Factoring and VAT after judgment C-232/24 (Kosmiro): where does credit end and debt collection begin?

Oct 29
The Kosmiro judgment of the Court of Justice of 23 October 2025 sheds new light on an old issue: the VAT treatment of factoring.

In this case, the Court confirmed that both assignment factoring and pledge-based factoring constitute a single, indivisible service, the essential purpose of which is the collection of receivables. Such services are therefore subject to VAT, regardless of their legal form.

The judgment is relevant for all businesses and financial institutions that offer or use factoring solutions. It may also have implications for Belgium.


1. Context

The case concerned a Finnish company, A Oy, acting as a factor for business clients.

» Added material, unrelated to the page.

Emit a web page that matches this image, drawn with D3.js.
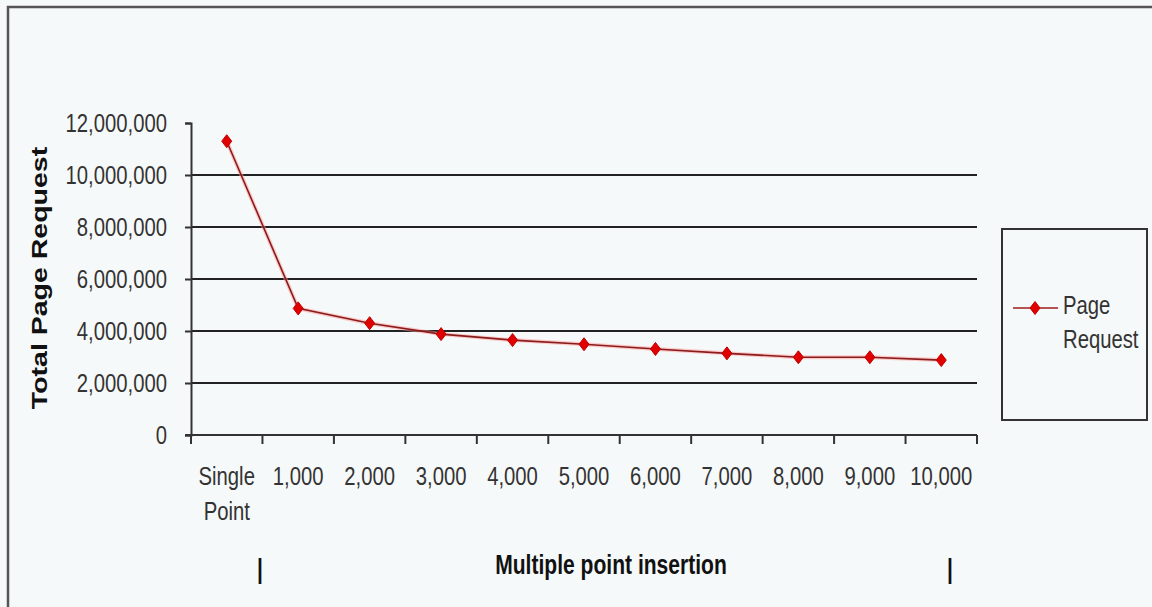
<!DOCTYPE html>
<html>
<head>
<meta charset="utf-8">
<script src="https://cdn.jsdelivr.net/npm/d3@7"></script>
<style>
  html, body { margin: 0; padding: 0; background: #f6f9f9; }
  svg { display: block; font-family: "Liberation Sans", Arial, sans-serif; }
</style>
</head>
<body>
<svg id="chart" width="1152" height="607"></svg>
<script>
// chart data
const categories = ["Single Point", "1,000", "2,000", "3,000", "4,000", "5,000",
                    "6,000", "7,000", "8,000", "9,000", "10,000"];
const pageRequests = [11300000, 4870000, 4300000, 3880000, 3650000, 3490000,
                      3310000, 3140000, 2990000, 2990000, 2880000];
const yTicks = [0, 2000000, 4000000, 6000000, 8000000, 10000000, 12000000];
const seriesName = ["Page", "Request"];

const svg = d3.select("#chart");
const SX = 0.78; // the source text is horizontally squeezed

// frame
svg.append("rect").attr("x", 0).attr("y", 0).attr("width", 1152).attr("height", 607)
  .attr("fill", "#f6f9f9");
svg.append("path").attr("d", "M8,607 V7 H1152")
  .attr("fill", "none").attr("stroke", "#555").attr("stroke-width", 2.5);

// scales
const x = d3.scaleBand().domain(categories).range([191, 977]);
const y = d3.scaleLinear().domain([0, 12000000]).range([435, 123]);

// gridlines (not at 0 or top)
svg.append("g").selectAll("line")
  .data(yTicks.filter(d => d > 0 && d < 12000000))
  .enter().append("line")
  .attr("x1", 191).attr("x2", 977)
  .attr("y1", d => y(d)).attr("y2", d => y(d))
  .attr("stroke", "#222").attr("stroke-width", 2);

// y axis
const yAxis = svg.append("g").attr("transform", "translate(191,0)")
  .call(d3.axisLeft(y).tickValues(yTicks).tickSize(6).tickFormat(""));
yAxis.select(".domain").attr("stroke", "#333").attr("stroke-width", 2);
yAxis.selectAll(".tick line").attr("stroke", "#333").attr("stroke-width", 2);

svg.append("g").selectAll("text")
  .data(yTicks)
  .enter().append("text")
  .attr("transform", d => "translate(167," + (y(d) + 9) + ") scale(" + SX + ",1)")
  .attr("text-anchor", "end")
  .attr("font-size", 26)
  .attr("fill", "#333")
  .text(d3.format(","));

// x axis with ticks between categories
const xEdges = categories.map(c => x(c)).concat([x.range()[1]]);
svg.append("line")
  .attr("x1", 185).attr("x2", 977).attr("y1", 435).attr("y2", 435)
  .attr("stroke", "#333").attr("stroke-width", 2);
svg.append("g").selectAll("line")
  .data(xEdges)
  .enter().append("line")
  .attr("x1", d => d).attr("x2", d => d)
  .attr("y1", 435).attr("y2", 444)
  .attr("stroke", "#333").attr("stroke-width", 2);

const xLabels = svg.append("g").selectAll("text")
  .data(categories)
  .enter().append("text")
  .attr("transform", d => "translate(" + (x(d) + x.bandwidth() / 2) + ",485) scale(" + SX + ",1)")
  .attr("text-anchor", "middle")
  .attr("font-size", 26)
  .attr("fill", "#333");
xLabels.each(function(d) {
  const parts = d.split(" ");
  d3.select(this).selectAll("tspan")
    .data(parts)
    .enter().append("tspan")
    .attr("x", 0)
    .attr("dy", (p, i) => i === 0 ? 0 : 35)
    .text(p => p);
});

// axis titles
svg.append("text")
  .attr("transform", "translate(47,278) scale(" + SX + ",1) rotate(-90)")
  .attr("text-anchor", "middle")
  .attr("font-size", 28.5)
  .attr("font-weight", "bold")
  .attr("fill", "#111")
  .text("Total Page Request");

svg.append("text")
  .attr("transform", "translate(611,574) scale(" + SX + ",1)")
  .attr("text-anchor", "middle")
  .attr("font-size", 27)
  .attr("font-weight", "bold")
  .attr("fill", "#111")
  .text("Multiple point insertion");

svg.append("g").selectAll("text")
  .data([260, 950])
  .enter().append("text")
  .attr("transform", d => "translate(" + d + ",578) scale(" + SX + ",1)")
  .attr("text-anchor", "middle")
  .attr("font-size", 27)
  .attr("font-weight", "bold")
  .attr("fill", "#111")
  .text("|");

// series line
const line = d3.line()
  .x((d, i) => x(categories[i]) + x.bandwidth() / 2)
  .y(d => y(d));

svg.append("path")
  .datum(pageRequests)
  .attr("fill", "none")
  .attr("stroke", "#ff9a9a")
  .attr("stroke-opacity", 0.5)
  .attr("stroke-width", 4)
  .attr("d", line);
svg.append("path")
  .datum(pageRequests)
  .attr("fill", "none")
  .attr("stroke", "#8a1c1c")
  .attr("stroke-width", 1.6)
  .attr("d", line);

const diamond = "M0,-6.5 L5,0 L0,6.5 L-5,0 Z";
svg.append("g").selectAll("path")
  .data(pageRequests)
  .enter().append("path")
  .attr("transform", (d, i) => "translate(" + (x(categories[i]) + x.bandwidth() / 2) + "," + y(d) + ")")
  .attr("d", diamond)
  .attr("fill", "#e00000")
  .attr("stroke", "#c00000")
  .attr("stroke-width", 1);

// legend
const legend = svg.append("g");
legend.append("rect")
  .attr("x", 1002).attr("y", 229).attr("width", 145).attr("height", 191)
  .attr("fill", "none").attr("stroke", "#333").attr("stroke-width", 2);
legend.append("line")
  .attr("x1", 1013).attr("x2", 1058).attr("y1", 308).attr("y2", 308)
  .attr("stroke", "#a01c1c").attr("stroke-width", 1.6);
legend.append("path")
  .attr("transform", "translate(1035,308)")
  .attr("d", diamond)
  .attr("fill", "#e00000")
  .attr("stroke", "#c00000");
legend.append("g").selectAll("text")
  .data(seriesName)
  .enter().append("text")
  .attr("transform", (d, i) => "translate(1063," + (314 + i * 34) + ") scale(" + SX + ",1)")
  .attr("font-size", 26)
  .attr("fill", "#333")
  .text(d => d);
</script>
</body>
</html>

These clients used factoring both to improve liquidity and to outsource the management and recovery of their trade receivables.

The factor offered two models:
  • Factoring through assignment of receivables, where the factor purchases the receivables and assumes the insolvency risk;
  • Factoring through pledge (invoice financing), where the factor grants credit secured by the receivables but also performs debtor management and collection.

The factor charged a financing commission (depending on risk and duration) and a set-up fee (to cover onboarding and compliance obligations). The Finnish tax authority treated these fees partly as exempt (credit granting) and partly as taxable (collection). The factor considered its services fully taxable.

2. Preliminary questions

The referring court asked the Court of Justice to clarify:
  1. whether the financing commission and the set-up fee fall within the scope of VAT as services for consideration;
  2. whether these services are exempt as credit granting (Article 135(1)(b)) or taxable as debt collection (Article 135(1)(d), which expressly excludes collection from exemption);
  3. and whether Article 135(1)(d) is sufficiently precise to have direct effect.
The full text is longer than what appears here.